When possible, we expect proposal collaborations to include both scientific/educational organizations and URG community leaders, or at least to demonstrate verifiable plans to meaningfully engage URGs. Letters of commitment from partner organizations are required.
Proposals will be limited to two pages of descriptive text and two pages with an itemized budget and detailed budget justification.
The two-page description should include the proposers’ contact info (with clear indication of which of the participating groups is/are nonprofit), an explanation of the proposed activities and whom they will reach, and an assessment component that will capture the number of people reached as well as their demographic breakdown (e.g., age, gender, ethnicity) and determine what was successful (or not). Letters of commitment from partner organizations do not count in the two-page limit.
Budgets cannot include salaries/wages or overhead, only direct costs. Every item listed in the budget should be accompanied by a clear justification of both the amount and the rationale for its inclusion.
Proposals should be submitted as a PDF or Word document attached to our online proposal form.
Complete proposals, including letters of support from partner organizations, must be submitted via our proposal webform by 5:00 pm Eastern time on Friday, November 10, 2023.
Proposers will be notified of a decision by Friday, December 15, 2023, and funds will be dispersed beginning in January 2024.
Proposals will be evaluated based on these criteria:
- Project goals are clearly articulated and align with mini-grant program goals.
- Project design is clearly described and connects to the project goals.
- Project uses exemplary practices, especially with respect to engaging URGs.
- Proposal includes a definition of success and a means to evaluate success.
- Collaborations are relevant and linked to project goals; letters of commitment are required from the lead institution's partner organizations.
- Budget is complete, cost-effective, and relevant to the goals, activities, and outcomes.
Reports from the PIs of all the funded proposals will be due by Friday, May 10, 2024. A template for the final report will be provided with the award notice.
In addition to the final report, all grantees will be required to complete an online webform from the AAS Solar Eclipse Task Force to provide quantitative and qualitative assessment data. Each funded project will be provided with a simple questionnaire for events to probe things such as participants' attitudes toward science before and after engagement in eclipse events, attitudes toward STEM careers among youth, or other questions that align with the mini-grant program's goals and the funded project’s goals.
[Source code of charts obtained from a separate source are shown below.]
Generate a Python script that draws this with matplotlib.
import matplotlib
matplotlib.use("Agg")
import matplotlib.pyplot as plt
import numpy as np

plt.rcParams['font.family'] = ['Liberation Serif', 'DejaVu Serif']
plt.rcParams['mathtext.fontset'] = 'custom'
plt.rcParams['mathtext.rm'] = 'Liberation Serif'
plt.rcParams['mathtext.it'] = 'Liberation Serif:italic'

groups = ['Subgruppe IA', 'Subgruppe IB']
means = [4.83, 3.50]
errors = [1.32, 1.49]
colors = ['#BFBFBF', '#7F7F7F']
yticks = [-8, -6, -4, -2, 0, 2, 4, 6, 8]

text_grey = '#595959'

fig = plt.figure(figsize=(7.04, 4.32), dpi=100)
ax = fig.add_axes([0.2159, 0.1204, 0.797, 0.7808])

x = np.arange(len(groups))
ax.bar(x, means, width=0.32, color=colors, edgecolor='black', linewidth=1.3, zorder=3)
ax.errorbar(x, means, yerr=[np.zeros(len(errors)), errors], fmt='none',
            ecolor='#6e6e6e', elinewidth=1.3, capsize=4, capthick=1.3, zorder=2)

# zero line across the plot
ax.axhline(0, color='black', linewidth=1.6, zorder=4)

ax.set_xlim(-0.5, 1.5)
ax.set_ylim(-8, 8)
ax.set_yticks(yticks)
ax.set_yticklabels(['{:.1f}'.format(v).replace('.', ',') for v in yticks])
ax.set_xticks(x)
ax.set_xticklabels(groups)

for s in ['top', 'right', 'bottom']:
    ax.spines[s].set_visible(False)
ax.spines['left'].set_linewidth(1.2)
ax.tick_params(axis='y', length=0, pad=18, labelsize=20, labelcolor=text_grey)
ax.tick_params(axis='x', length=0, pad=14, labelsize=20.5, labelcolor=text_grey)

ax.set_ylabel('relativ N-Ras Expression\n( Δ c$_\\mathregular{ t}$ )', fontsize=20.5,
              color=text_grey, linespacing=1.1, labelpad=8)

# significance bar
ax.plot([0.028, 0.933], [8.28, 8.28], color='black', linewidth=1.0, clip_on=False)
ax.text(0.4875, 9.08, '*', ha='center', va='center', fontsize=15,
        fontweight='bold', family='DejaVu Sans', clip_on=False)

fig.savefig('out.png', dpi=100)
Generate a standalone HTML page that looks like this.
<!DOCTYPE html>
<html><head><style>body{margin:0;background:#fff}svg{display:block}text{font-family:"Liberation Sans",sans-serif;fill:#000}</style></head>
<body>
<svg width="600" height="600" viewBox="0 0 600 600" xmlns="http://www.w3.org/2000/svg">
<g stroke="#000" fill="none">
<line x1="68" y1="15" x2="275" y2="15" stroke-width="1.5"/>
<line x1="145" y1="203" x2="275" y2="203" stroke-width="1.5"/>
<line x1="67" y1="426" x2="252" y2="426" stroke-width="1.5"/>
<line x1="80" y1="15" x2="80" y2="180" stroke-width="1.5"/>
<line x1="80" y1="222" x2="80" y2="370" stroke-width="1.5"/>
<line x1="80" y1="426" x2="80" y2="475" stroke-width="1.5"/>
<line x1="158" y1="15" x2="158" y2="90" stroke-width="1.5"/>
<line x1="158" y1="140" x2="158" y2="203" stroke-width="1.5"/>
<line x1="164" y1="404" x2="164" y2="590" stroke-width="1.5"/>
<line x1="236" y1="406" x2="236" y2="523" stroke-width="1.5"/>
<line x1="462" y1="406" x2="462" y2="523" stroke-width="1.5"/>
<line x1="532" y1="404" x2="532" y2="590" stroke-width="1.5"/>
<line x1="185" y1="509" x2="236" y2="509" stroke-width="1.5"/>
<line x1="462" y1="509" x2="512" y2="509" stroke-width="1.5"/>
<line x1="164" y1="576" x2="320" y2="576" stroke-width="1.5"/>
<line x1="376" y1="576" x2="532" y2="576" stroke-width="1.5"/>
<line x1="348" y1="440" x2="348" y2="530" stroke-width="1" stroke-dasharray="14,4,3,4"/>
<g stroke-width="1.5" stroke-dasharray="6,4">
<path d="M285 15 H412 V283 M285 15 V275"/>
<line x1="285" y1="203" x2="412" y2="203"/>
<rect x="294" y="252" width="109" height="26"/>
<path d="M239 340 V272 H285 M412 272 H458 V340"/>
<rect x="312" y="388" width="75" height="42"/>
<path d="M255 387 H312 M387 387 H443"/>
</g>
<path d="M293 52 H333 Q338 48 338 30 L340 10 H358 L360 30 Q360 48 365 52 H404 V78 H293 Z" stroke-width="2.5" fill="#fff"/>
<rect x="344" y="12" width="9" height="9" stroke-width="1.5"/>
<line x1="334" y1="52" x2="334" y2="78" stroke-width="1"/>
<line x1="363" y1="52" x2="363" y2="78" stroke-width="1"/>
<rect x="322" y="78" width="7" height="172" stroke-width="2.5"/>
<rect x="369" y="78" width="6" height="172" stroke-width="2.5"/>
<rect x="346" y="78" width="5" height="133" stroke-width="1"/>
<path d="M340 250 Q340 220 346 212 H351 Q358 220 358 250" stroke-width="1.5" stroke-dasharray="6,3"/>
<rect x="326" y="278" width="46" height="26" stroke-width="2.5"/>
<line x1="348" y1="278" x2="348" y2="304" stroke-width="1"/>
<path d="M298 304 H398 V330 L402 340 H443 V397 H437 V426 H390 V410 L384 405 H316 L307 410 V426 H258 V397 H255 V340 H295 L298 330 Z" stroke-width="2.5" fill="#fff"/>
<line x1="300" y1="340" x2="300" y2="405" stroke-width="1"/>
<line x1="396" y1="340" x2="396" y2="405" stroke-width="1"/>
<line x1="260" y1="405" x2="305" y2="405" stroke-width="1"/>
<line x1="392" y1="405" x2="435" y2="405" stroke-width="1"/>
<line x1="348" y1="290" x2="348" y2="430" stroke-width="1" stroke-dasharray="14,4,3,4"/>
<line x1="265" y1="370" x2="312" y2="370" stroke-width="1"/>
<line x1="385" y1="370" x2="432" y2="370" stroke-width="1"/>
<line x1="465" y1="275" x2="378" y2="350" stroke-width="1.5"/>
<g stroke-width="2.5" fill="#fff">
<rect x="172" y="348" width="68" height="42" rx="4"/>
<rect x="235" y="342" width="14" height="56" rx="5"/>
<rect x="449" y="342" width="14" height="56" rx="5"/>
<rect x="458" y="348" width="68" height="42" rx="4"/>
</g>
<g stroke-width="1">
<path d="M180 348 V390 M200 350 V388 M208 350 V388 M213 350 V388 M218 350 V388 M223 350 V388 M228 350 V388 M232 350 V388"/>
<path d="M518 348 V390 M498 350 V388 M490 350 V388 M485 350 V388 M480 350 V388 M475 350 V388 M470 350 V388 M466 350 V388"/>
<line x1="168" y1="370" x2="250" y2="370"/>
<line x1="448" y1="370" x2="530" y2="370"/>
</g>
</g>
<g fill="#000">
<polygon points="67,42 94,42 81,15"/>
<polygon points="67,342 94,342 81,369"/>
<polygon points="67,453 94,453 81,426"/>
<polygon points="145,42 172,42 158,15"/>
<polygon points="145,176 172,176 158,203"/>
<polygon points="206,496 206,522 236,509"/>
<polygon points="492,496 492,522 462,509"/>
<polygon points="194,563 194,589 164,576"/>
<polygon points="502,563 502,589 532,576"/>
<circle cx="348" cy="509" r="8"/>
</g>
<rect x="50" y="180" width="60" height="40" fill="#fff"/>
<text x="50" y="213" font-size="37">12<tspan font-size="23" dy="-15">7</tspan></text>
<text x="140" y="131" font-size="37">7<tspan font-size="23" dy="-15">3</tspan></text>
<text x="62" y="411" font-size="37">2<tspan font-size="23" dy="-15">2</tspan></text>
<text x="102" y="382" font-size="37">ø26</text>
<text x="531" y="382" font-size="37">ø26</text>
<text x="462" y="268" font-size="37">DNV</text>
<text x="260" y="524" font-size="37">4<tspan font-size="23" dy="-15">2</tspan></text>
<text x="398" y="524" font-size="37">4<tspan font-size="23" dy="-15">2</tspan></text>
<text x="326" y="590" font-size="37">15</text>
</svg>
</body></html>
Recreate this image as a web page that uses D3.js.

We will also choose up to five funded projects for more in-depth follow-up by a professional evaluator. This inquiry will provide useful feedback on the effectiveness of various programs and activities and allow us to better interpret the results from the questionnaires used by all the successful proposers.
PIs or their designated representatives will be invited to attend the 244th meeting of the American Astronomical Society in Madison, Wisconsin, in June 2024, to report on their projects to the wider astronomical community. Funding for PI travel to the AAS meeting will be provided separately from, and in addition to, the mini-grants themselves.